══ DATA FOR THE TASK
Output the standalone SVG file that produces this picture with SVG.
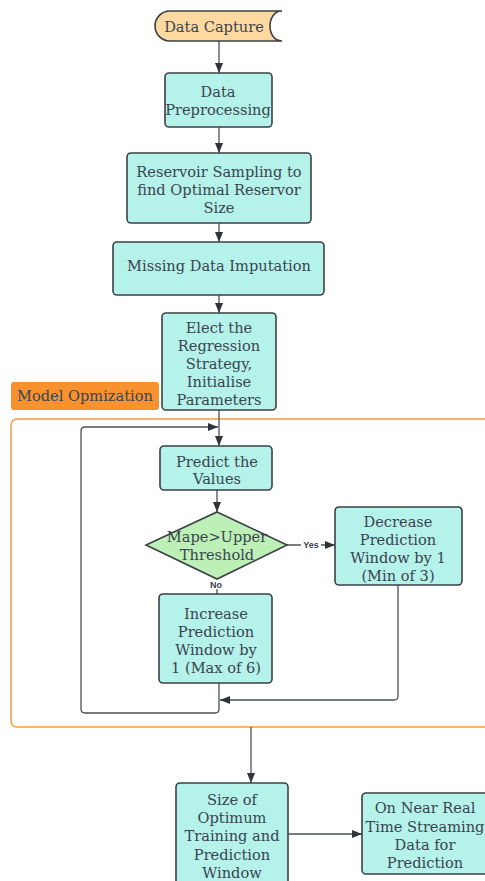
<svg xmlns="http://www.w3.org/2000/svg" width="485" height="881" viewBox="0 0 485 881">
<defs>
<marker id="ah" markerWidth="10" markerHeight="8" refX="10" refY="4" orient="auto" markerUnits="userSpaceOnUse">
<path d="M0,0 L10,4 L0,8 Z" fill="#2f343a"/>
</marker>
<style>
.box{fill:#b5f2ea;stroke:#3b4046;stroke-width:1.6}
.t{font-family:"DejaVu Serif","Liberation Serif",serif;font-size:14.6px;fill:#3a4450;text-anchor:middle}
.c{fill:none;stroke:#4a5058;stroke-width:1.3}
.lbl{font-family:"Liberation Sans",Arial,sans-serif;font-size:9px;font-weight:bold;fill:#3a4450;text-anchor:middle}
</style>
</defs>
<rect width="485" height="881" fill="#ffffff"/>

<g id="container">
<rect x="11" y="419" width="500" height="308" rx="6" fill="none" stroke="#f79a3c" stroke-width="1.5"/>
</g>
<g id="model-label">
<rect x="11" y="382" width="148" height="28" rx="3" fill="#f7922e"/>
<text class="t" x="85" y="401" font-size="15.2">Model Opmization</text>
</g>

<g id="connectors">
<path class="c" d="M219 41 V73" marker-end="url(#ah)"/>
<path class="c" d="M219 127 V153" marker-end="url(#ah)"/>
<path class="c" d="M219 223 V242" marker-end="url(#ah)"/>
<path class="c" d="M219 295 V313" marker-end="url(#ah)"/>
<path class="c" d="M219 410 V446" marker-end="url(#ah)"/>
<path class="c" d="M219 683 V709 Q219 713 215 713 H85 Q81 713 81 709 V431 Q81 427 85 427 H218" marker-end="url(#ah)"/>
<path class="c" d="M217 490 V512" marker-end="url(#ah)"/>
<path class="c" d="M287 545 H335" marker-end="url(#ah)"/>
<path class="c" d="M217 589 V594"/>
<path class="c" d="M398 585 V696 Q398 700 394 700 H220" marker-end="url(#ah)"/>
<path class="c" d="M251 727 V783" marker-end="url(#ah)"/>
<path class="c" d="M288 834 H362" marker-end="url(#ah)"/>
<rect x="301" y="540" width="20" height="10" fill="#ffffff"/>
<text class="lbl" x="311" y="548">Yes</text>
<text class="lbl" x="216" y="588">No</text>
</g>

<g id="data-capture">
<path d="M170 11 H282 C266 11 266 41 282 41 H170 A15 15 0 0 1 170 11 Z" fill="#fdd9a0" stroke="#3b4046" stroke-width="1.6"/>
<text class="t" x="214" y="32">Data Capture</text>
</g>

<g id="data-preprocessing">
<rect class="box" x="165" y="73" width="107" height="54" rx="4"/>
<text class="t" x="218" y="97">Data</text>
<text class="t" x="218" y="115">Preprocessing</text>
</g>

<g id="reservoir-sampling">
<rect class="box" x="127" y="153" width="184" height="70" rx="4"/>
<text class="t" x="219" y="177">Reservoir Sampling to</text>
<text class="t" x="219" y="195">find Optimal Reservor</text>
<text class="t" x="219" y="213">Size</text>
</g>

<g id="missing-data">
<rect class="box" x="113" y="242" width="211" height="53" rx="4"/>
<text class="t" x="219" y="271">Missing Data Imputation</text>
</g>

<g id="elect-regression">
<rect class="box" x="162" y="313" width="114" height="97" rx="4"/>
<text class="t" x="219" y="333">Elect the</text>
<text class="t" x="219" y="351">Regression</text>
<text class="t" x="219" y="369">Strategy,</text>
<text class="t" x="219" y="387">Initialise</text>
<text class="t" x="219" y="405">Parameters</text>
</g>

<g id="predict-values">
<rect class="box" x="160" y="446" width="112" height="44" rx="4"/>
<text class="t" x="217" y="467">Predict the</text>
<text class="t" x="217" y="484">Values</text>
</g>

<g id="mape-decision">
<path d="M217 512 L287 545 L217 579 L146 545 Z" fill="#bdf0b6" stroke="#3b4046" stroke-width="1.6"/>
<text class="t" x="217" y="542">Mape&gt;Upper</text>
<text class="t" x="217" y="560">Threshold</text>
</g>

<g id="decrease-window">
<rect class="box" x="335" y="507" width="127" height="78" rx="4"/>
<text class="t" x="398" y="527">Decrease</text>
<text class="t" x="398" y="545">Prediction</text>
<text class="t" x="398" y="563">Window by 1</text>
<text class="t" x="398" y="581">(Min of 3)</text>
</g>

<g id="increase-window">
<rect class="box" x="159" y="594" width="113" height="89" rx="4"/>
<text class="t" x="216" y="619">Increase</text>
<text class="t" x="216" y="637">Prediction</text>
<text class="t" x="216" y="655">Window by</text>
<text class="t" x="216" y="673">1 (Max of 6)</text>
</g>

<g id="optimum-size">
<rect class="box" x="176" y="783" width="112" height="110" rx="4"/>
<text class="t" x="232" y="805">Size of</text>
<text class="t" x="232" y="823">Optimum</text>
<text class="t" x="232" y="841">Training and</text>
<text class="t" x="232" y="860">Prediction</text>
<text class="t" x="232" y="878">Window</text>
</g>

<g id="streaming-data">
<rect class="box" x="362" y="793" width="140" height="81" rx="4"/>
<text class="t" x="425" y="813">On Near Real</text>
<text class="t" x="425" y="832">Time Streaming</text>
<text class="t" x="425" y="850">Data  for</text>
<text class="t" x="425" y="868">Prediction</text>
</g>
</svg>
════
══ DATA FOR THE TASK
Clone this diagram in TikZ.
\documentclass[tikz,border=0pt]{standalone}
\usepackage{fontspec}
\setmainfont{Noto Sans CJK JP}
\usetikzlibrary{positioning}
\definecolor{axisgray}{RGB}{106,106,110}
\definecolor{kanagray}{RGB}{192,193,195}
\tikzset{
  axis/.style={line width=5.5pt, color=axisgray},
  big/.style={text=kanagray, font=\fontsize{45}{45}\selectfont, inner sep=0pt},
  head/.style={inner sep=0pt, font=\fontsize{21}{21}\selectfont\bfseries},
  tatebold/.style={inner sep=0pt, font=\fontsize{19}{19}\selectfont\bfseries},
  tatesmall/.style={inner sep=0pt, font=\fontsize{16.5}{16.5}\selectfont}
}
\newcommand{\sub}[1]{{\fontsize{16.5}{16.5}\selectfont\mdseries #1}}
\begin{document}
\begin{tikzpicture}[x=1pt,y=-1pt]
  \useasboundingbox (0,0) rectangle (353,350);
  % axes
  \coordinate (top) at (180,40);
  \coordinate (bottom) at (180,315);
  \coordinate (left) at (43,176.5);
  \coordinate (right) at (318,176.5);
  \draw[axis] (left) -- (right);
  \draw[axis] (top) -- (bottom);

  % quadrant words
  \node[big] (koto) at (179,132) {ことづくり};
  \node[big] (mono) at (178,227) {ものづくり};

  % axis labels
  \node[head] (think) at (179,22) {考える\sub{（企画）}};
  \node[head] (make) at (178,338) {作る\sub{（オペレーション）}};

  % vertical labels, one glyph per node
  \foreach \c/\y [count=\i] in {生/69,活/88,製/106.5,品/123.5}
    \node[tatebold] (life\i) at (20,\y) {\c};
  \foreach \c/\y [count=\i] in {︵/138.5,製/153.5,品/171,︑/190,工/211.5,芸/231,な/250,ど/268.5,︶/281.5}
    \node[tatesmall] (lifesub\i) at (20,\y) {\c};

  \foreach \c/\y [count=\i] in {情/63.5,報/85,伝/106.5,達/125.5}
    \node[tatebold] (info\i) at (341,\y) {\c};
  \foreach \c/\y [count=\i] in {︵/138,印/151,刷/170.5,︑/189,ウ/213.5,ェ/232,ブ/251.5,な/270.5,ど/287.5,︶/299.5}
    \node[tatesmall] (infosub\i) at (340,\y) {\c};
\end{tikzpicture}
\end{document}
════
From the entries, report each line that includes the word "standalone".

» COMPLETE ANSWER
Output the standalone SVG file that produces this picture with SVG.
\documentclass[tikz,border=0pt]{standalone}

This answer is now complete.